Historical society working to educate, keep history alive

August 08, 2006|by MARLO BARNHART

KEEDYSVILLE - Just shy of being a decade old, the Keedysville Historical Society is committed to keeping the history of this community alive.

"There are so many new people moving in and so much change in south county," said Patricia Barber, the new president of the society.

Susan Gemeny was one of the original members and for the past several years has been the president. She recently turned the reins over to Barber.

"Several of us in town thought we ought to do something more educational than just bricks and mortar," Gemeny said. So the society was formed in 1997.


The group encompasses most of south county and it tries to keep its activities well-rounded for that reason.

"We have planned trips to the Pry House, the Mumma farm and the Roulette farm," Gemeny said.

In addition, the members have set up several panel discussions with older people in the community who can share what they know with others.

"Many of us joined because we wanted to know more about our houses," she said. A lot of emphasis has gone into researching the history of homes in Keedysville.

There have been programs with a paleontologist, about Crystal Grottoes and Ferry Hill as well as with a conservator for older homes from the National Park Service.

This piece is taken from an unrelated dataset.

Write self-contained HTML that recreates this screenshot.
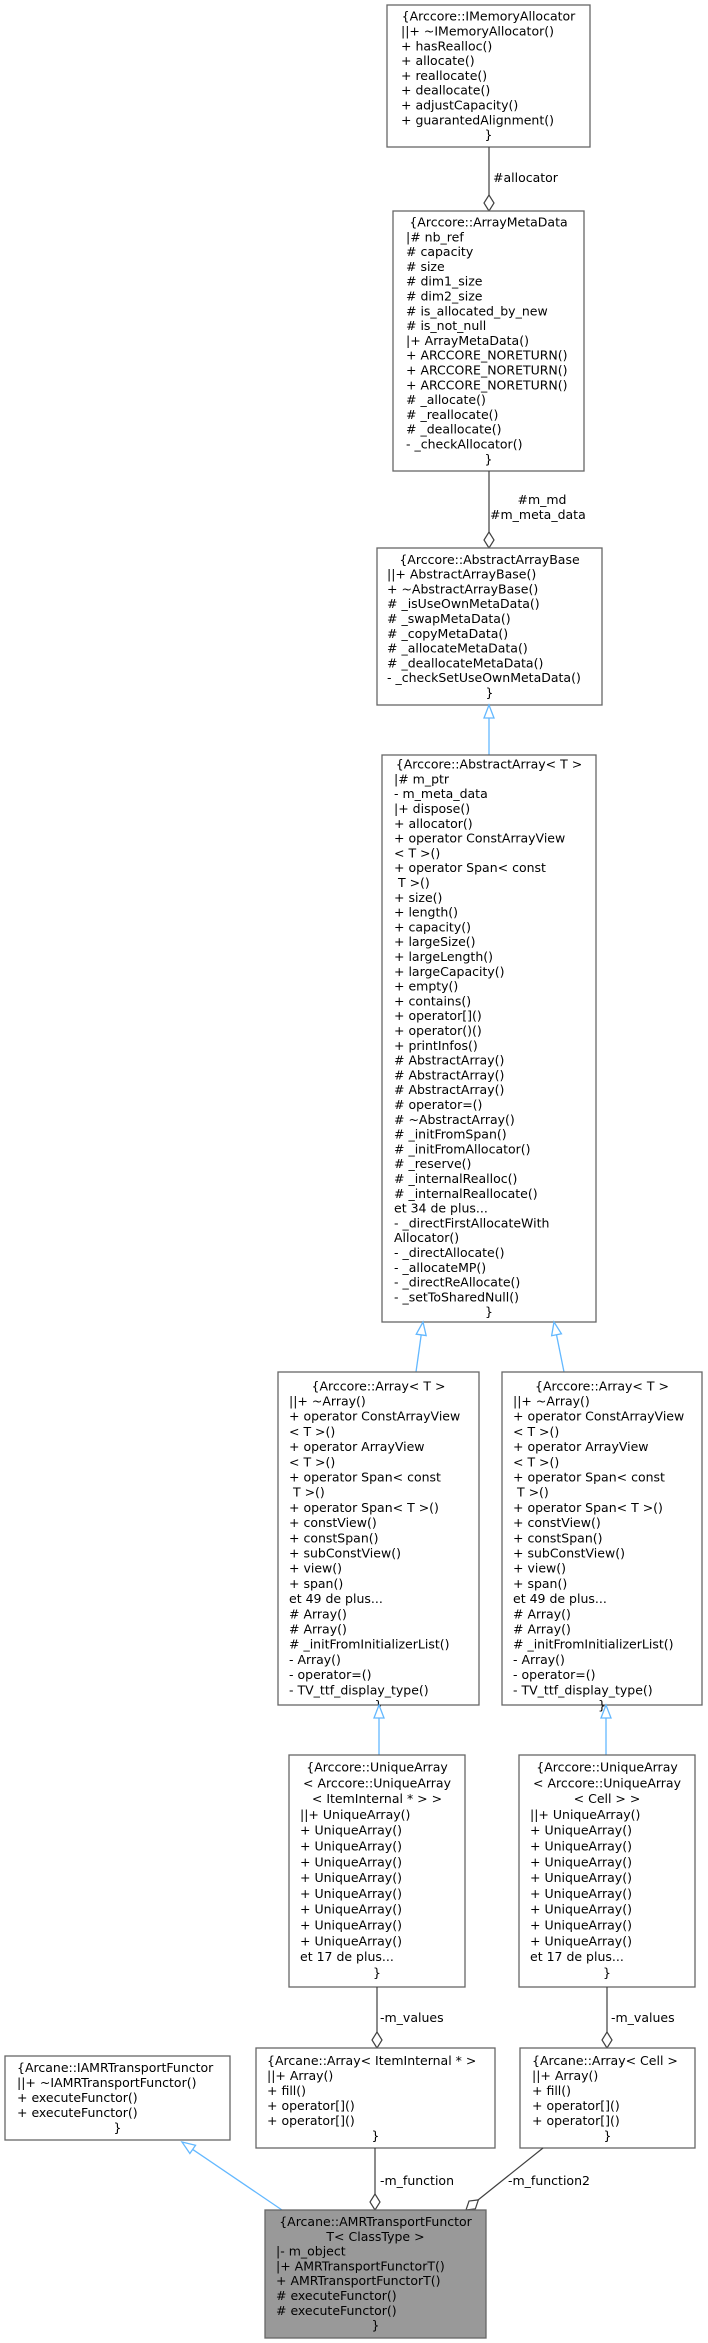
<!DOCTYPE html>
<html><head><meta charset="utf-8"><style>
html,body{margin:0;padding:0;background:#fff;}
svg{display:block;}
text{font-family:"DejaVu Sans","Liberation Sans",sans-serif;font-size:12.5px;fill:#000;}
.b{fill:#fff;stroke:#666;stroke-width:1.3;}
.e{stroke:#404040;stroke-width:1.2;fill:none;}
.d{fill:#fff;stroke:#404040;stroke-width:1.2;}
.i{stroke:#63b8ff;stroke-width:1.3;fill:none;}
.t{fill:#fff;stroke:#63b8ff;stroke-width:1.3;}
.c{text-anchor:middle;}
</style></head><body>
<svg width="708" height="2343" viewBox="0 0 708 2343" xmlns="http://www.w3.org/2000/svg">
<!-- B1 -->
<rect class="b" x="387" y="5" width="203" height="142"/>
<text y="20.7"><tspan class="c" x="488.5">{Arccore::IMemoryAllocator</tspan><tspan x="401" dy="14.8">||+ ~IMemoryAllocator()</tspan><tspan x="401" dy="14.8">+ hasRealloc()</tspan><tspan x="401" dy="14.8">+ allocate()</tspan><tspan x="401" dy="14.8">+ reallocate()</tspan><tspan x="401" dy="14.8">+ deallocate()</tspan><tspan x="401" dy="14.8">+ adjustCapacity()</tspan><tspan x="401" dy="14.8">+ guarantedAlignment()</tspan><tspan class="c" x="488.5" dy="14.8">}</tspan></text>
<line class="e" x1="489" y1="147" x2="489" y2="195"/>
<polygon class="d" points="489,211 484,203 489,195 494,203"/>
<text x="493" y="182">#allocator</text>
<!-- B2 -->
<rect class="b" x="393" y="211" width="191" height="260"/>
<text y="226.5"><tspan class="c" x="488.5">{Arccore::ArrayMetaData</tspan><tspan x="406" dy="14.8">|# nb_ref</tspan><tspan x="406" dy="14.8"># capacity</tspan><tspan x="406" dy="14.8"># size</tspan><tspan x="406" dy="14.8"># dim1_size</tspan><tspan x="406" dy="14.8"># dim2_size</tspan><tspan x="406" dy="14.8"># is_allocated_by_new</tspan><tspan x="406" dy="14.8"># is_not_null</tspan><tspan x="406" dy="14.8">|+ ArrayMetaData()</tspan><tspan x="406" dy="14.8">+ ARCCORE_NORETURN()</tspan><tspan x="406" dy="14.8">+ ARCCORE_NORETURN()</tspan><tspan x="406" dy="14.8">+ ARCCORE_NORETURN()</tspan><tspan x="406" dy="14.8"># _allocate()</tspan><tspan x="406" dy="14.8"># _reallocate()</tspan><tspan x="406" dy="14.8"># _deallocate()</tspan><tspan x="406" dy="14.8">- _checkAllocator()</tspan><tspan class="c" x="488.5" dy="14.8">}</tspan></text>
<line class="e" x1="489" y1="471" x2="489" y2="532"/>
<polygon class="d" points="489,548 484,540 489,532 494,540"/>
<text class="c" x="542" y="504">#m_md</text>
<text x="490" y="519">#m_meta_data</text>
<!-- B3 -->
<rect class="b" x="377" y="548" width="225" height="157"/>
<text y="563.8"><tspan class="c" x="489.5">{Arccore::AbstractArrayBase</tspan><tspan x="387" dy="14.8">||+ AbstractArrayBase()</tspan><tspan x="387" dy="14.8">+ ~AbstractArrayBase()</tspan><tspan x="387" dy="14.8"># _isUseOwnMetaData()</tspan><tspan x="387" dy="14.8"># _swapMetaData()</tspan><tspan x="387" dy="14.8"># _copyMetaData()</tspan><tspan x="387" dy="14.8"># _allocateMetaData()</tspan><tspan x="387" dy="14.8"># _deallocateMetaData()</tspan><tspan x="387" dy="14.8">- _checkSetUseOwnMetaData()</tspan><tspan class="c" x="489.5" dy="14.8">}</tspan></text>
<line class="i" x1="489" y1="755" x2="489" y2="718"/>
<polygon class="t" points="489,705 484,718 494,718"/>
<!-- B4 -->
<rect class="b" x="382" y="755" width="214" height="567"/>
<text y="768.6"><tspan class="c" x="489">{Arccore::AbstractArray&lt; T &gt;</tspan><tspan x="394" dy="14.8">|# m_ptr</tspan><tspan x="394" dy="14.8">- m_meta_data</tspan><tspan x="394" dy="14.8">|+ dispose()</tspan><tspan x="394" dy="14.8">+ allocator()</tspan><tspan x="394" dy="14.8">+ operator ConstArrayView</tspan><tspan x="394" dy="14.8">&lt; T &gt;()</tspan><tspan x="394" dy="14.8">+ operator Span&lt; const</tspan><tspan x="394" dy="14.8"> T &gt;()</tspan><tspan x="394" dy="14.8">+ size()</tspan><tspan x="394" dy="14.8">+ length()</tspan><tspan x="394" dy="14.8">+ capacity()</tspan><tspan x="394" dy="14.8">+ largeSize()</tspan><tspan x="394" dy="14.8">+ largeLength()</tspan><tspan x="394" dy="14.8">+ largeCapacity()</tspan><tspan x="394" dy="14.8">+ empty()</tspan><tspan x="394" dy="14.8">+ contains()</tspan><tspan x="394" dy="14.8">+ operator[]()</tspan><tspan x="394" dy="14.8">+ operator()()</tspan><tspan x="394" dy="14.8">+ printInfos()</tspan><tspan x="394" dy="14.8"># AbstractArray()</tspan><tspan x="394" dy="14.8"># AbstractArray()</tspan><tspan x="394" dy="14.8"># AbstractArray()</tspan><tspan x="394" dy="14.8"># operator=()</tspan><tspan x="394" dy="14.8"># ~AbstractArray()</tspan><tspan x="394" dy="14.8"># _initFromSpan()</tspan><tspan x="394" dy="14.8"># _initFromAllocator()</tspan><tspan x="394" dy="14.8"># _reserve()</tspan><tspan x="394" dy="14.8"># _internalRealloc()</tspan><tspan x="394" dy="14.8"># _internalReallocate()</tspan><tspan x="394" dy="14.8">et 34 de plus...</tspan><tspan x="394" dy="14.8">- _directFirstAllocateWith</tspan><tspan x="394" dy="14.8">Allocator()</tspan><tspan x="394" dy="14.8">- _directAllocate()</tspan><tspan x="394" dy="14.8">- _allocateMP()</tspan><tspan x="394" dy="14.8">- _directReAllocate()</tspan><tspan x="394" dy="14.8">- _setToSharedNull()</tspan><tspan class="c" x="489" dy="14.8">}</tspan></text>
<!-- B5 / B6 inheritance -->
<line class="i" x1="416" y1="1372" x2="421.2" y2="1334.9"/>
<polygon class="t" points="0,0 -5,13 5,13" transform="translate(423,1322) rotate(8)"/>
<line class="i" x1="564" y1="1372" x2="556.5" y2="1334.7"/>
<polygon class="t" points="0,0 -5,13 5,13" transform="translate(554,1322) rotate(-11.3)"/>
<rect class="b" x="278" y="1372" width="201" height="333"/>
<text y="1390.3"><tspan class="c" x="378.5">{Arccore::Array&lt; T &gt;</tspan><tspan x="289" dy="15.2">||+ ~Array()</tspan><tspan x="289" dy="15.2">+ operator ConstArrayView</tspan><tspan x="289" dy="15.2">&lt; T &gt;()</tspan><tspan x="289" dy="15.2">+ operator ArrayView</tspan><tspan x="289" dy="15.2">&lt; T &gt;()</tspan><tspan x="289" dy="15.2">+ operator Span&lt; const</tspan><tspan x="289" dy="15.2"> T &gt;()</tspan><tspan x="289" dy="15.2">+ operator Span&lt; T &gt;()</tspan><tspan x="289" dy="15.2">+ constView()</tspan><tspan x="289" dy="15.2">+ constSpan()</tspan><tspan x="289" dy="15.2">+ subConstView()</tspan><tspan x="289" dy="15.2">+ view()</tspan><tspan x="289" dy="15.2">+ span()</tspan><tspan x="289" dy="15.2">et 49 de plus...</tspan><tspan x="289" dy="15.2"># Array()</tspan><tspan x="289" dy="15.2"># Array()</tspan><tspan x="289" dy="15.2"># _initFromInitializerList()</tspan><tspan x="289" dy="15.2">- Array()</tspan><tspan x="289" dy="15.2">- operator=()</tspan><tspan x="289" dy="15.2">- TV_ttf_display_type()</tspan><tspan class="c" x="378.5" dy="15.2">}</tspan></text>
<rect class="b" x="502" y="1372" width="200" height="333"/>
<text y="1390.3"><tspan class="c" x="602">{Arccore::Array&lt; T &gt;</tspan><tspan x="513" dy="15.2">||+ ~Array()</tspan><tspan x="513" dy="15.2">+ operator ConstArrayView</tspan><tspan x="513" dy="15.2">&lt; T &gt;()</tspan><tspan x="513" dy="15.2">+ operator ArrayView</tspan><tspan x="513" dy="15.2">&lt; T &gt;()</tspan><tspan x="513" dy="15.2">+ operator Span&lt; const</tspan><tspan x="513" dy="15.2"> T &gt;()</tspan><tspan x="513" dy="15.2">+ operator Span&lt; T &gt;()</tspan><tspan x="513" dy="15.2">+ constView()</tspan><tspan x="513" dy="15.2">+ constSpan()</tspan><tspan x="513" dy="15.2">+ subConstView()</tspan><tspan x="513" dy="15.2">+ view()</tspan><tspan x="513" dy="15.2">+ span()</tspan><tspan x="513" dy="15.2">et 49 de plus...</tspan><tspan x="513" dy="15.2"># Array()</tspan><tspan x="513" dy="15.2"># Array()</tspan><tspan x="513" dy="15.2"># _initFromInitializerList()</tspan><tspan x="513" dy="15.2">- Array()</tspan><tspan x="513" dy="15.2">- operator=()</tspan><tspan x="513" dy="15.2">- TV_ttf_display_type()</tspan><tspan class="c" x="602" dy="15.2">}</tspan></text>
<!-- UniqueArray -->
<line class="i" x1="379" y1="1755" x2="379" y2="1718"/>
<polygon class="t" points="379,1705 374,1718 384,1718"/>
<line class="i" x1="606" y1="1755" x2="606" y2="1718"/>
<polygon class="t" points="606,1705 601,1718 611,1718"/>
<rect class="b" x="289" y="1755" width="176" height="232"/>
<text y="1771.5"><tspan class="c" x="377">{Arccore::UniqueArray</tspan><tspan class="c" x="377" dy="15.8">&lt; Arccore::UniqueArray</tspan><tspan class="c" x="377" dy="15.8">&lt; ItemInternal * &gt; &gt;</tspan><tspan x="300" dy="15.8">||+ UniqueArray()</tspan><tspan x="300" dy="15.8">+ UniqueArray()</tspan><tspan x="300" dy="15.8">+ UniqueArray()</tspan><tspan x="300" dy="15.8">+ UniqueArray()</tspan><tspan x="300" dy="15.8">+ UniqueArray()</tspan><tspan x="300" dy="15.8">+ UniqueArray()</tspan><tspan x="300" dy="15.8">+ UniqueArray()</tspan><tspan x="300" dy="15.8">+ UniqueArray()</tspan><tspan x="300" dy="15.8">+ UniqueArray()</tspan><tspan x="300" dy="15.8">et 17 de plus...</tspan><tspan class="c" x="377" dy="15.8">}</tspan></text>
<rect class="b" x="519" y="1755" width="176" height="232"/>
<text y="1771.5"><tspan class="c" x="607">{Arccore::UniqueArray</tspan><tspan class="c" x="607" dy="15.8">&lt; Arccore::UniqueArray</tspan><tspan class="c" x="607" dy="15.8">&lt; Cell &gt; &gt;</tspan><tspan x="530" dy="15.8">||+ UniqueArray()</tspan><tspan x="530" dy="15.8">+ UniqueArray()</tspan><tspan x="530" dy="15.8">+ UniqueArray()</tspan><tspan x="530" dy="15.8">+ UniqueArray()</tspan><tspan x="530" dy="15.8">+ UniqueArray()</tspan><tspan x="530" dy="15.8">+ UniqueArray()</tspan><tspan x="530" dy="15.8">+ UniqueArray()</tspan><tspan x="530" dy="15.8">+ UniqueArray()</tspan><tspan x="530" dy="15.8">+ UniqueArray()</tspan><tspan x="530" dy="15.8">et 17 de plus...</tspan><tspan class="c" x="607" dy="15.8">}</tspan></text>
<!-- m_values -->
<line class="e" x1="377" y1="1987" x2="377" y2="2032"/>
<polygon class="d" points="377,2048 372,2040 377,2032 382,2040"/>
<text x="380" y="2022">-m_values</text>
<line class="e" x1="607" y1="1987" x2="607" y2="2032"/>
<polygon class="d" points="607,2048 602,2040 607,2032 612,2040"/>
<text x="611" y="2022">-m_values</text>
<!-- Arrays -->
<rect class="b" x="256" y="2048" width="239" height="100"/>
<text y="2065"><tspan x="267">{Arcane::Array&lt; ItemInternal * &gt;</tspan><tspan x="267" dy="15">||+ Array()</tspan><tspan x="267" dy="15">+ fill()</tspan><tspan x="267" dy="15">+ operator[]()</tspan><tspan x="267" dy="15">+ operator[]()</tspan><tspan class="c" x="375.5" dy="15">}</tspan></text>
<rect class="b" x="520" y="2048" width="175" height="100"/>
<text y="2065"><tspan x="532">{Arcane::Array&lt; Cell &gt;</tspan><tspan x="532" dy="15">||+ Array()</tspan><tspan x="532" dy="15">+ fill()</tspan><tspan x="532" dy="15">+ operator[]()</tspan><tspan x="532" dy="15">+ operator[]()</tspan><tspan class="c" x="607.5" dy="15">}</tspan></text>
<rect class="b" x="5" y="2056" width="225" height="84"/>
<text y="2072"><tspan x="17">{Arcane::IAMRTransportFunctor</tspan><tspan x="17" dy="15">||+ ~IAMRTransportFunctor()</tspan><tspan x="17" dy="15">+ executeFunctor()</tspan><tspan x="17" dy="15">+ executeFunctor()</tspan><tspan class="c" x="117.5" dy="15">}</tspan></text>
<!-- bottom connectors -->
<line class="i" x1="282" y1="2210" x2="192.7" y2="2149.4"/>
<polygon class="t" points="0,0 -5,13 5,13" transform="translate(182,2142) rotate(-55.4)"/>
<line class="e" x1="375" y1="2148" x2="375" y2="2194"/>
<polygon class="d" points="375,2210 370,2202 375,2194 380,2202"/>
<text x="380" y="2185">-m_function</text>
<line class="e" x1="543" y1="2148" x2="478" y2="2200"/>
<polygon class="d" points="0,0 -5,-8 0,-16 5,-8" transform="translate(466,2210) rotate(50.7)"/>
<text x="508" y="2185">-m_function2</text>
<!-- bottom -->
<rect x="265" y="2210" width="221" height="128" fill="#999" stroke="#666" stroke-width="1.3"/>
<text y="2226"><tspan class="c" x="375.5">{Arcane::AMRTransportFunctor</tspan><tspan class="c" x="375.5" dy="14.8">T&lt; ClassType &gt;</tspan><tspan x="276" dy="14.8">|- m_object</tspan><tspan x="276" dy="14.8">|+ AMRTransportFunctorT()</tspan><tspan x="276" dy="14.8">+ AMRTransportFunctorT()</tspan><tspan x="276" dy="14.8"># executeFunctor()</tspan><tspan x="276" dy="14.8"># executeFunctor()</tspan><tspan class="c" x="375.5" dy="14.8">}</tspan></text>
</svg>
</body></html>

Some items have been donated, such as a Keedysville quilt which was bought at auction in New Jersey. But there is no place to display these items, Barber said.

"I've gotten to meet the two ladies who grew up in the house I now live in," Barber said. "They go back to 1926."

The house, which is on Main Street, has been the residence of the Barber family since 1994. "We went to the Washington County Courthouse and Dennis Weaver helped us research our house," she said,

Born and raised in Zimbabwe, Patricia Barber and her husband, Simon, came to the United States in 1979.

"We were in Washington, D.C., but we wanted to live in the country," she said. She and her husband have two children, Nell and Stephen.

Now that they have settled into their country home, the Barbers are becoming more involved in their new community.

"We would also like to do things with the Boonsboro and Sharpsburg Historical societies," Barber said.

The Keedysville group meets at the town library but has no place to call home.

"In Keedysville, the post office and the library are the melting pots where people come together," Barber said.

With about 30 members, the society meets the third Monday of the month at 7 p.m. Membership forms are available at the Keedysville Post Office.

A new banner was introduced at the society's recent summer picnic at Taylor Park in Keedysville.

Member Richard Walton said interested people can explore the town's Web site, which soon will have a space devoted to Keedysville Historical Society information.